These are my "tweets" posted live from Willingham's presentation at the conference.
- Will use initials DW to indicate Willingham’s comments/ideas.
- DW: Title of pres: Why Students Don’t Like School.
- DW: Interest in topic sprung from daughter’s excitement over possible snow days.
- DW: Daughter basically liked school but would have chosen to not have it most days.
- DW: How to make classroom activities more appealing? What drives our choices.
- DW: Factors of choice: 1. Outcome of choice 2. Probability of outcome 3. Costs of choice 4. Personality.
- DW: Outcomes can be concrete, can be emotional. Probability of outcome influences effort.
- DW: Cost: is task easy? hard? Relationship of effort required to probability of outcome.
- DW: Personality factors: self-discipline, carefulness, thoroughness, organization,
- deliberate, need for achievement.
- DW: Appeal of choice=outcome x probability/input x personality (figuratively!).
- DW: Policy-makers only think in terms of personality: “Kids just need more ‘grit.’”
- DW: Teachers think in terms of interest. Better to think about probability—how can we make students successful.
- DW: When psychological pain of risk is higher than psychological gain, people do not want to participate.
- DW: Opportunity to gain more is not the sole factor in choices—e.g., 50% of winning $30 vs. risk of losing $20.
- DW: The potential loss is the weightier factor in choices, not the potential gain. What are student losses.
- DW: Student losses: failure and shame. Fear of loss influences effort.
- DW: Make sure students experience successes. Minimize the “loss”—e.g., failure is not a terrible thing.
- DW: It’s a tough sell, but unique to schools. Kids fail at video games, but see it as learning. Think of academic work differently.
- DW: Dweck’s work indicates beliefs about intelligence contribute to this different view of failure. (More info on student beliefs & learning.)
- DW: At every possibility, emphasize the malleability of intelligence—something you get not something you are.
- DW: “Time discounting”: time between choice & outcome influences power of influence— e.g., ice cream in store vs. ice cream in bowl.
- DW: Example, value of money given now considered more valuable than same amount promised to be given to you later.
- DW: If you want child to value the outcome, the outcome needs to be almost immediate. Promised future rewards have no appeal.

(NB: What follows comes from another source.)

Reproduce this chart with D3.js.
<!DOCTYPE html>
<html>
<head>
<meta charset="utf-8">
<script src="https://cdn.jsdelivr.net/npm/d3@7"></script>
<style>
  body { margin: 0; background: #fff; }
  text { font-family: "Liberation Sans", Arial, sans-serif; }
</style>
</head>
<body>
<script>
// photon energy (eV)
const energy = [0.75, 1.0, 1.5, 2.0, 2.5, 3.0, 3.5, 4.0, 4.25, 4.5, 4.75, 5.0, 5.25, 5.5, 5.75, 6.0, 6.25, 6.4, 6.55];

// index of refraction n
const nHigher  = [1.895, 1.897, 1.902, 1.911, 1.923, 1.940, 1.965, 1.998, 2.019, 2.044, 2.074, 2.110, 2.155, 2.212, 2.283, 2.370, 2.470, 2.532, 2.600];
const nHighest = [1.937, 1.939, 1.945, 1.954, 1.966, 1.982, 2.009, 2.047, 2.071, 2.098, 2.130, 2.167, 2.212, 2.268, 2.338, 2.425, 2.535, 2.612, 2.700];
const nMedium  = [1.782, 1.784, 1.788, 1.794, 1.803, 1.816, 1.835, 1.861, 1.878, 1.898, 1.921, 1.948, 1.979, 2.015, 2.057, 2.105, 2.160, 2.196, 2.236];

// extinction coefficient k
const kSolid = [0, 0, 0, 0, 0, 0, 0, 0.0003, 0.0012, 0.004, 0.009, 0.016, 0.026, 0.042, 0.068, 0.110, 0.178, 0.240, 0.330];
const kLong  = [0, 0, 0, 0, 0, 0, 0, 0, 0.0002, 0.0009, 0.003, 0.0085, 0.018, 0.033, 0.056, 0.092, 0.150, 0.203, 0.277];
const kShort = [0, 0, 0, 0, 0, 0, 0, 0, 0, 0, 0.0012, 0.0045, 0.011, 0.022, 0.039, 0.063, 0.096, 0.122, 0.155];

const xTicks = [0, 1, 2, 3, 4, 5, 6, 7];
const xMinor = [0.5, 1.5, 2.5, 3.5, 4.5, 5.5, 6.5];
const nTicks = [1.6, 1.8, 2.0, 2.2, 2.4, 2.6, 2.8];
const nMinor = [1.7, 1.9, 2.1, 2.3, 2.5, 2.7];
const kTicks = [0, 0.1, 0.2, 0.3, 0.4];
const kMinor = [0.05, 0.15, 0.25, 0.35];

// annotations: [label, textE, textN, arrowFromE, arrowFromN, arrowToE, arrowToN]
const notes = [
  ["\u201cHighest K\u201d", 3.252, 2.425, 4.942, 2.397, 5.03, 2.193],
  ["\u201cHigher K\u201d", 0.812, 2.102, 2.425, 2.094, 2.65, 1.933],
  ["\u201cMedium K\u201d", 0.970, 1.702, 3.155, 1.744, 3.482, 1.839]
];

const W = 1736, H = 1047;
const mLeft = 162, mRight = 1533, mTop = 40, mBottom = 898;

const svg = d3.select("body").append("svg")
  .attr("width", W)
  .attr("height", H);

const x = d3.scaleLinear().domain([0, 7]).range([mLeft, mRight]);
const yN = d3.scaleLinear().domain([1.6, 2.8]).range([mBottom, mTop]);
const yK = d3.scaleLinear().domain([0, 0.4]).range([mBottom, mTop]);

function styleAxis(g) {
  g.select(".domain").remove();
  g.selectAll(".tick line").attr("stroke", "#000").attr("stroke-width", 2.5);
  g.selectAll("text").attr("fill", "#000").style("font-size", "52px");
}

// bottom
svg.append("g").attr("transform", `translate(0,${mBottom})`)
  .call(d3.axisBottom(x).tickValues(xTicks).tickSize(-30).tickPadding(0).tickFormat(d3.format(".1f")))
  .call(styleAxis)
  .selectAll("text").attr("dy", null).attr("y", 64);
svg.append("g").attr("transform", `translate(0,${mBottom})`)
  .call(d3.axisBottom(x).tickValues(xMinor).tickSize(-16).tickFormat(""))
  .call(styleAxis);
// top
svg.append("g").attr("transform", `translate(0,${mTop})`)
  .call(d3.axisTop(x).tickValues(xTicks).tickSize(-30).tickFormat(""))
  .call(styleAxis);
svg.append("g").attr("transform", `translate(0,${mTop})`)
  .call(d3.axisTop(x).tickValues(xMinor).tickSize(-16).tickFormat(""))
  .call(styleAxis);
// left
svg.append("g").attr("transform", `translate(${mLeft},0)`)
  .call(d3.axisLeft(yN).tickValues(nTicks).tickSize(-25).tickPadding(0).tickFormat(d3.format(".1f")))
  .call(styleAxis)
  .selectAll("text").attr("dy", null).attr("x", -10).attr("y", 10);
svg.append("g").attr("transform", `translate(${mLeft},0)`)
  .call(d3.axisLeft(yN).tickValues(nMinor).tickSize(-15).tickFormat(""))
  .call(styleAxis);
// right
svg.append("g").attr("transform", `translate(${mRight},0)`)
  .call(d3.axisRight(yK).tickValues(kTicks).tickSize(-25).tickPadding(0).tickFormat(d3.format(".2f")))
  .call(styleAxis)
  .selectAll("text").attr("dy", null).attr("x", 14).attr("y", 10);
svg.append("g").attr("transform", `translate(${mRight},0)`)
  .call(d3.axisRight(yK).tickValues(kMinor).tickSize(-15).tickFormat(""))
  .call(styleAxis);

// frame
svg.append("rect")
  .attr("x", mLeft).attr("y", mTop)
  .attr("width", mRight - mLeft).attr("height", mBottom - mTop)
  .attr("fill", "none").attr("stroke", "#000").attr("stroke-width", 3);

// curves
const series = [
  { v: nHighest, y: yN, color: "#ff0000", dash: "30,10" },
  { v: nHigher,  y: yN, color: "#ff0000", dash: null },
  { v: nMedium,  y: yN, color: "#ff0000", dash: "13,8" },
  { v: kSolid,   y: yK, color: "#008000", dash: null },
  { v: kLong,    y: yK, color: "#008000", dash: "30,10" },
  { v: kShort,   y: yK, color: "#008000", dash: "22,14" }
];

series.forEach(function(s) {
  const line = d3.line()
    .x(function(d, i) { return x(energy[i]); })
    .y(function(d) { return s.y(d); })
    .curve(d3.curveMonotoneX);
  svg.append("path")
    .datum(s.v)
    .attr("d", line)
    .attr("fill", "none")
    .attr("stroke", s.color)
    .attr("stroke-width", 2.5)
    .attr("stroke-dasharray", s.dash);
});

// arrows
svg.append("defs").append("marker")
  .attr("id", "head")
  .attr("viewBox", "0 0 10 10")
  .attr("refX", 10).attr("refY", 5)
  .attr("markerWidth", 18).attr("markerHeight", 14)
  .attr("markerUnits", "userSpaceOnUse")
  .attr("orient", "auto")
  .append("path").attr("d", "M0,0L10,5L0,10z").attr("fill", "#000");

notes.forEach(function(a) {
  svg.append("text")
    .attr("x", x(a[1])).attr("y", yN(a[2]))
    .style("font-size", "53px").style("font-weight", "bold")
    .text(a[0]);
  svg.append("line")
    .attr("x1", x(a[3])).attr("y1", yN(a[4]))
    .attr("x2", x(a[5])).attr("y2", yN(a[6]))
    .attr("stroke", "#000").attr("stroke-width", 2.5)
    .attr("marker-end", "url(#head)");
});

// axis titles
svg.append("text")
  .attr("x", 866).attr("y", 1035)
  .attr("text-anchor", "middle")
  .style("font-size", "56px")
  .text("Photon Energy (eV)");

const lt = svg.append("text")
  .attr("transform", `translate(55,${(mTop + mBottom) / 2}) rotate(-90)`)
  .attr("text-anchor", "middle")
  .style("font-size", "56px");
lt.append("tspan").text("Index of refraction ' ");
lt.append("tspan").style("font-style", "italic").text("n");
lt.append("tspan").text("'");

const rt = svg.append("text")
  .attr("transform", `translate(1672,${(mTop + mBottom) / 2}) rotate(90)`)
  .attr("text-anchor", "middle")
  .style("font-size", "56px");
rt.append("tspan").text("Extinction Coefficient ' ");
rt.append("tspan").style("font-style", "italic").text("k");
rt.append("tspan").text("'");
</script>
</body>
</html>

- DW: Most academic outcomes are distant—diplomas, grades, pizza party on Friday.
- DW: Evaluations of outcomes are relative. Framing outcomes example: Tom Sawyer painting fence.
- DW: Software engineers reframing: “It’s not a bug, it’s a feature.”

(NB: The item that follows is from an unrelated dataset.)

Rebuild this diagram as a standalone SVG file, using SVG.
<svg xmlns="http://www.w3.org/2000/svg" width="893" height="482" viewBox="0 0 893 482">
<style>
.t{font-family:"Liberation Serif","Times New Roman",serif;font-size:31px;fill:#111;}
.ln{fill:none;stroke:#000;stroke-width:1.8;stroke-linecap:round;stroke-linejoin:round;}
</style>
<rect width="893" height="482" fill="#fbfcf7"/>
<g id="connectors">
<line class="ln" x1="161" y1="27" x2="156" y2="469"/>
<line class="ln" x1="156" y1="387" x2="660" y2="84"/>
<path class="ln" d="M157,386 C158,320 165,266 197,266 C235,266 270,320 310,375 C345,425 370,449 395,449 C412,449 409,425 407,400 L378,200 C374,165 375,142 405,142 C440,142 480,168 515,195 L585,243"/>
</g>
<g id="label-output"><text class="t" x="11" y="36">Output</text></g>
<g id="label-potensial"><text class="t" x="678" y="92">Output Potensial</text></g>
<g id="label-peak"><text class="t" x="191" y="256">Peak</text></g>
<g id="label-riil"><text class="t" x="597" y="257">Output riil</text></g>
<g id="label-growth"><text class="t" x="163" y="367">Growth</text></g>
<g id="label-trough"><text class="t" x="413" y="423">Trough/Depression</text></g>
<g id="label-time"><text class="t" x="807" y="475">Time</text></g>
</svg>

- DW: Teachers should frame for positive outcomes not negative outcomes. Emphasize reward not punishment.
- DW: Punishment gets compliance only as long as “punisher” is present. Rewards are longer lasting.
- DW: Rewards change behavior, often to the point of internalization—e.g., I’m a kid who turns in things on-time.
- DW: Example of framing: UVA honor system—most profs emphasize the penalty of dismissal rather than how students can live up to idea.
- DW: Reasonable goals for each “session” (e.g., exercise) promote success. Daily targets are better than full goal.
- DW: Example: not “writing my dissertation” but “writing 200 words today.
- DW: Small goals help because they seem achievable. “Good grade” goal—success unknown. “Do this today”—manageable outcome.
- DW: Another approach: fuse a task with a more desirable task—charities do this: attend a concert rather than give $ outright.
- DW: Example in edu: gaming in the classroom (e.g., Jeopardy in classroom).
- DW: Scheduling also helps—daily schedule for completing a term paper works better than just deadlines for final papers.
- DW: Emotional support > guilt. e.g., exercising with a friend (support) vs. working alone.
- DW: Group work where students are responsible to one another—hard to pull-off, but effective if achieved.
- DW: Personality elements: student’s self-image as a student. Students who feel they don’t belong in school are overwhelmed by image.
- DW: How does a student reach this conclusion, this hindering self-image. This is not self-esteem.
- DW: Students need to feel 1) I’m needed here, and 2) I can contribute. How do we encourage this.
- DW: Emphasize classroom as community, everyone has responsibilities, everyone participate in range of activities.
- DW: …everyone tastes success and failure. Curriculum needs to be broad (e.g., science gets only about 5-6% of 3rd grade time.)
- DW: Challenges for teachers: creating community, vulnerability (teacher’s willingness to fail, tendency to control).